Francis refers to a recent experiment where a small number of vaccinated chimpanzees successfully resisted infection when injected with live HIV. But the 11th-hour chimp data that was supposed to save the day didn't exactly bowl anyone over. Although challenged with relatively high doses of heterologous virus, the challenge was performed 4 weeks "post-last-boost" when antibody titers are highest. And the challenge was done intravenously -- not mucosally. In order to prevent the cases of HIV infection acquired sexually, it is mucosal protection that will be the key.

There are still many unanswered questions which greatly impede the vaccine effort, particularly in the areas of pathogenesis and correlates of protection. Opening the 7-hour day of deliberation, Dr. Fauci explained that, "While it is true that other non-HIV vaccines have been developed and tested without total understanding of either of these areas, the majority of infected people in those situations spontaneously recovered and were protected thereafter, essentially establishing that protective immunity was attainable, even though scientists could not always formally prove it. We have no such luxury with HIV infection. We still are uncertain about the precise correlates of immunity."

"Correlates of immunity." That phrase has hovered menacingly over the vaccine effort since day one, becoming something of an ever-present gadfly to those working in the field. And recent developments have further sharpened the pique of its bite. In studies last fall with sera from vaccinees, researchers were devastated to learn that antibodies produced by the immune system cells of volunteers failed to neutralize viral isolates obtained from infected persons. As Duke University vaccine researcher and VWG co-chair Dani Bolognesi explained, "If your vaccine strategy is based on neutralizing antibodies against the virus, and what you're inducing by a particular vaccine really doesn't neutralize the virus -- and you're sure of that, what's the rationale for that vaccine? What's the point in going ahead ?"
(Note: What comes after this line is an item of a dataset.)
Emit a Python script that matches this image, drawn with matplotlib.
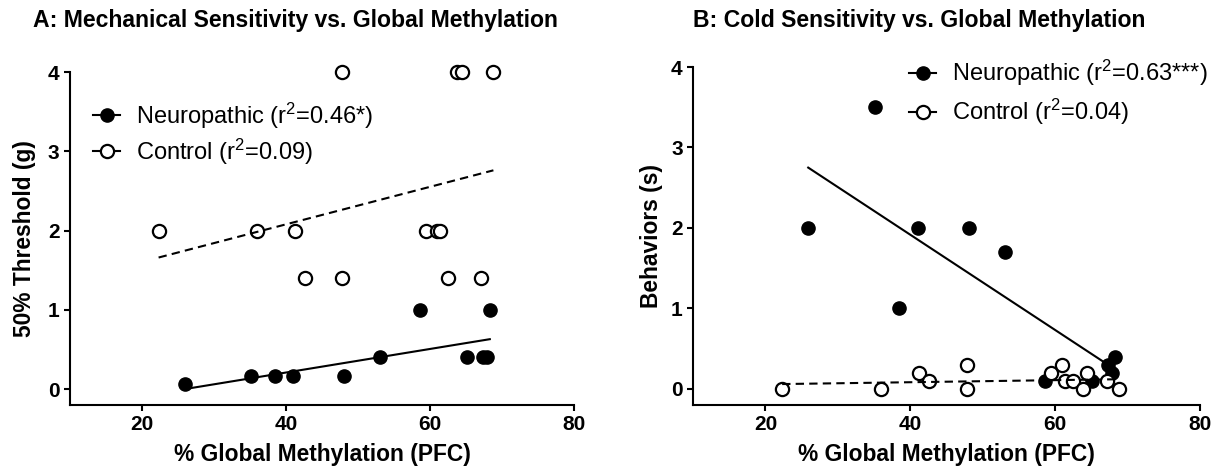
import matplotlib
matplotlib.use("Agg")
import matplotlib.pyplot as plt
from matplotlib.lines import Line2D

plt.rcParams['font.family'] = ['Liberation Sans', 'DejaVu Sans']
plt.rcParams['mathtext.fontset'] = 'custom'
plt.rcParams['mathtext.rm'] = 'Liberation Sans'

# % global methylation (PFC), shared by both panels
neuro_x = [25.9, 35.1, 38.4, 41.0, 48.1, 53.0, 58.6, 65.1, 67.3, 67.9, 68.3]
control_x = [22.3, 36.0, 41.2, 42.6, 47.8, 47.8, 59.4, 61.0, 61.4, 62.5, 63.8, 64.4, 67.1, 68.8]

# panel A: 50% threshold (g)
neuro_mech = [0.07, 0.16, 0.16, 0.16, 0.16, 0.4, 1.0, 0.4, 0.4, 0.4, 1.0]
control_mech = [2.0, 2.0, 2.0, 1.4, 4.0, 1.4, 2.0, 2.0, 2.0, 1.4, 4.0, 4.0, 1.4, 4.0]

# panel B: behaviors (s)
neuro_cold = [2.0, 3.5, 1.0, 2.0, 2.0, 1.7, 0.1, 0.1, 0.3, 0.2, 0.4]
control_cold = [0.0, 0.0, 0.2, 0.1, 0.3, 0.0, 0.2, 0.3, 0.1, 0.1, 0.0, 0.2, 0.1, 0.0]

# regression lines (ends)
mech_neuro_fit = [0.0, 0.63]
mech_control_fit = [1.66, 2.76]
cold_neuro_fit = [2.75, 0.24]
cold_control_fit = [0.06, 0.12]

panels = [
    dict(title='A: Mechanical Sensitivity vs. Global Methylation', ylabel='50% Threshold (g)',
         ny=neuro_mech, cy=control_mech, nfit=mech_neuro_fit, cfit=mech_control_fit,
         labels=['Neuropathic (r$\\mathregular{^2}$=0.46*)', 'Control (r$\\mathregular{^2}$=0.09)'],
         rect=[0.0575, 0.1492, 0.4138, 0.6995], title_x=33, ylab_x=-0.067,
         leg=(0.046, 0.915), lspace=0.25),
    dict(title='B: Cold Sensitivity vs. Global Methylation', ylabel='Behaviors (s)',
         ny=neuro_cold, cy=control_cold, nfit=cold_neuro_fit, cfit=cold_control_fit,
         labels=['Neuropathic (r$\\mathregular{^2}$=0.63***)', 'Control (r$\\mathregular{^2}$=0.04)'],
         rect=[0.569, 0.1492, 0.4163, 0.71], title_x=693, ylab_x=-0.059,
         leg=(0.426, 1.027), lspace=0.38),
]

fig = plt.figure(figsize=(12.18, 4.76), dpi=100)

for p in panels:
    ax = fig.add_axes(p['rect'])
    ax.plot(neuro_x, p['ny'], 'o', color='black', markersize=9.5, clip_on=False, zorder=3)
    ax.plot(control_x, p['cy'], 'o', mfc='white', mec='black', mew=1.6, markersize=9.5,
            clip_on=False, zorder=4)
    ax.plot([min(neuro_x), max(neuro_x)], p['nfit'], '-', color='black', lw=1.5, zorder=5)
    ax.plot([min(control_x), max(control_x)], p['cfit'], color='black', lw=1.5,
            dashes=(4, 2.5), zorder=5)

    ax.set_xlim(10, 80)
    ax.set_ylim(-0.2, 4)
    ax.set_xticks([20, 40, 60, 80])
    ax.set_yticks([0, 1, 2, 3, 4])
    for s in ['top', 'right']:
        ax.spines[s].set_visible(False)
    for s in ['left', 'bottom']:
        ax.spines[s].set_linewidth(1.5)
    ax.tick_params(width=1.5, length=4.5, labelsize=15, pad=3)
    for lab in ax.get_xticklabels() + ax.get_yticklabels():
        lab.set_fontweight('bold')

    ax.set_xlabel('% Global Methylation (PFC)', fontsize=16.4, fontweight='bold', labelpad=6)
    ax.set_ylabel(p['ylabel'], fontsize=16.4, fontweight='bold')
    ax.yaxis.set_label_coords(p['ylab_x'], 0.5)

    handles = [
        Line2D([], [], color='black', lw=1.5, marker='o', markersize=9.5, mfc='black'),
        Line2D([], [], color='black', lw=1.5, marker='o', markersize=9.5, mfc='white', mew=1.6),
    ]
    ax.legend(handles, p['labels'], loc='upper left', bbox_to_anchor=p['leg'], frameon=False,
              fontsize=17, handlelength=1.15, handletextpad=0.68, borderpad=0,
              borderaxespad=0, labelspacing=p['lspace'])

    fig.text(p['title_x'] / 1218, 1 - 20 / 476, p['title'], fontsize=16.6, fontweight='bold',
             ha='left', va='center')

fig.savefig('out.png', dpi=100)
More recently, 5 vaccine trial volunteers who became infected made headlines across the country (Chicago Tribune, May 29) and threatened to turn the tide of public opinion against any vaccine trials at all. So-called "high-risk" vaccine trial participants, even though their bodies were shown to have produced abundant levels of HIV-specific neutralizing antibodies, apparently could not resist subsequent infection with HIV. As NIAID's Jack Killen explained, "Scientists do not understand why vaccine-induced antibodies, which represent a potent weapon against nearly every other known virus, apparently failed to neutralize the AIDS virus."

At last count, at least 11 people vaccinated in various trials, and 2 people who received placebo immunizations, have become HIV-infected. (Six of them, however, became infected before completing the series of boosters typically needed for a vaccine to work.) Fauci readily admits that the "infection story absolutely tilted the political framework for deciding whether NIH should soon launch large trials." Nature reporter Colin Macilwain's sober summation: "The US decision leaves AIDS with no immediate prospects for either a preventive vaccine, a therapeutic vaccine, or a satisfactory drug therapy."